◆ YOUR TASK:
Go through the material and write it all out exactly, minus the pictures.

————

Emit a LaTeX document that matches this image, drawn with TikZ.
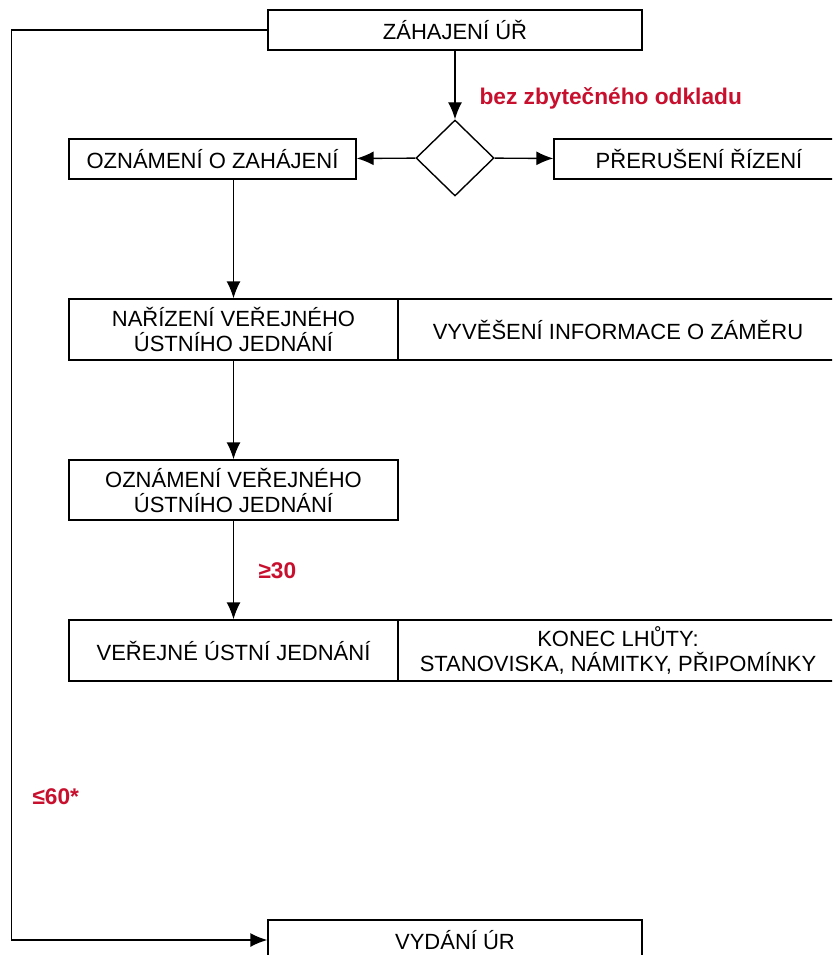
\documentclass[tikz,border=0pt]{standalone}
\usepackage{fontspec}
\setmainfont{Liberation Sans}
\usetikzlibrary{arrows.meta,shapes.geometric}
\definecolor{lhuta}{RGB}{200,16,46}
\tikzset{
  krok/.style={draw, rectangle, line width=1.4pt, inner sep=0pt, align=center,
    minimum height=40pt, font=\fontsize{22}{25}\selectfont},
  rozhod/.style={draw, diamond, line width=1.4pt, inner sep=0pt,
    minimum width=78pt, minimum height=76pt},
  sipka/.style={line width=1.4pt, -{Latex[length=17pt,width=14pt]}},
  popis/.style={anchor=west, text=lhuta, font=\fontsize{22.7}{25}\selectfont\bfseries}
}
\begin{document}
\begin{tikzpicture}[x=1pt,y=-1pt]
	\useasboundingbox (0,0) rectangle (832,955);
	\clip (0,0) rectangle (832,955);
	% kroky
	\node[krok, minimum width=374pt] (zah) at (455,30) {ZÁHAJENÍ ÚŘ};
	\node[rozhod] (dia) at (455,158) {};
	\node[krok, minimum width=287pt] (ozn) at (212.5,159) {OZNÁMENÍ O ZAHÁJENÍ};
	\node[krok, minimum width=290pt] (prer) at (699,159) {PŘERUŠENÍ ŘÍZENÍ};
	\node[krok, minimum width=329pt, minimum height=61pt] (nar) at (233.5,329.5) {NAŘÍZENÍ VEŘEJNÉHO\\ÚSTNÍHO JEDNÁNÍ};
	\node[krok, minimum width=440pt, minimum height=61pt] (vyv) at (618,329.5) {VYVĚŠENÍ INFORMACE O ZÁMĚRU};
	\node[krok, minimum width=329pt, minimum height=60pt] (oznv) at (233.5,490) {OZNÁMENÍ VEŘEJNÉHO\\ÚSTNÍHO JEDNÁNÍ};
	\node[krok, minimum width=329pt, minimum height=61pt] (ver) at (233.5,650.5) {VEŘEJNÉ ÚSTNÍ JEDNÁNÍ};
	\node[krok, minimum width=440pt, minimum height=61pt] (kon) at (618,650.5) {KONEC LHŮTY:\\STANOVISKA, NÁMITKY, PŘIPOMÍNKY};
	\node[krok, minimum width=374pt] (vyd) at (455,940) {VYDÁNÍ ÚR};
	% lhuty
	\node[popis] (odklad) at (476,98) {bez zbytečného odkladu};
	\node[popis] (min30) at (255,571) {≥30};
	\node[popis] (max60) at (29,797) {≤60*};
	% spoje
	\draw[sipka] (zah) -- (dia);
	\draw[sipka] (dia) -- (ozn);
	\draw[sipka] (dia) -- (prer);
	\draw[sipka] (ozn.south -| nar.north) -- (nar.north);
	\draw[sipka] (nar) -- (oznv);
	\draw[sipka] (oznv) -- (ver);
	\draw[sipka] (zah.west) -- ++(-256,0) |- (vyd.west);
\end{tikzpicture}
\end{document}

————

◆ PROBLEM SOLUTION:
Emit a LaTeX document that matches this image, drawn with TikZ.
\documentclass[tikz,border=0pt]{standalone}
\usepackage{fontspec}
\setmainfont{Liberation Sans}
\usetikzlibrary{arrows.meta,shapes.geometric}
\definecolor{lhuta}{RGB}{200,16,46}
\tikzset{
  krok/.style={draw, rectangle, line width=1.4pt, inner sep=0pt, align=center,
    minimum height=40pt, font=\fontsize{22}{25}\selectfont},
  rozhod/.style={draw, diamond, line width=1.4pt, inner sep=0pt,
    minimum width=78pt, minimum height=76pt},
  sipka/.style={line width=1.4pt, -{Latex[length=17pt,width=14pt]}},
  popis/.style={anchor=west, text=lhuta, font=\fontsize{22.7}{25}\selectfont\bfseries}
}
\begin{document}
\begin{tikzpicture}[x=1pt,y=-1pt]
	\useasboundingbox (0,0) rectangle (832,955);
	\clip (0,0) rectangle (832,955);
	% kroky
	\node[krok, minimum width=374pt] (zah) at (455,30) {ZÁHAJENÍ ÚŘ};
	\node[rozhod] (dia) at (455,158) {};
	\node[krok, minimum width=287pt] (ozn) at (212.5,159) {OZNÁMENÍ O ZAHÁJENÍ};
	\node[krok, minimum width=290pt] (prer) at (699,159) {PŘERUŠENÍ ŘÍZENÍ};
	\node[krok, minimum width=329pt, minimum height=61pt] (nar) at (233.5,329.5) {NAŘÍZENÍ VEŘEJNÉHO\\ÚSTNÍHO JEDNÁNÍ};
	\node[krok, minimum width=440pt, minimum height=61pt] (vyv) at (618,329.5) {VYVĚŠENÍ INFORMACE O ZÁMĚRU};
	\node[krok, minimum width=329pt, minimum height=60pt] (oznv) at (233.5,490) {OZNÁMENÍ VEŘEJNÉHO\\ÚSTNÍHO JEDNÁNÍ};
	\node[krok, minimum width=329pt, minimum height=61pt] (ver) at (233.5,650.5) {VEŘEJNÉ ÚSTNÍ JEDNÁNÍ};
	\node[krok, minimum width=440pt, minimum height=61pt] (kon) at (618,650.5) {KONEC LHŮTY:\\STANOVISKA, NÁMITKY, PŘIPOMÍNKY};
	\node[krok, minimum width=374pt] (vyd) at (455,940) {VYDÁNÍ ÚR};
	% lhuty
	\node[popis] (odklad) at (476,98) {bez zbytečného odkladu};
	\node[popis] (min30) at (255,571) {≥30};
	\node[popis] (max60) at (29,797) {≤60*};
	% spoje
	\draw[sipka] (zah) -- (dia);
	\draw[sipka] (dia) -- (ozn);
	\draw[sipka] (dia) -- (prer);
	\draw[sipka] (ozn.south -| nar.north) -- (nar.north);
	\draw[sipka] (nar) -- (oznv);
	\draw[sipka] (oznv) -- (ver);
	\draw[sipka] (zah.west) -- ++(-256,0) |- (vyd.west);
\end{tikzpicture}
\end{document}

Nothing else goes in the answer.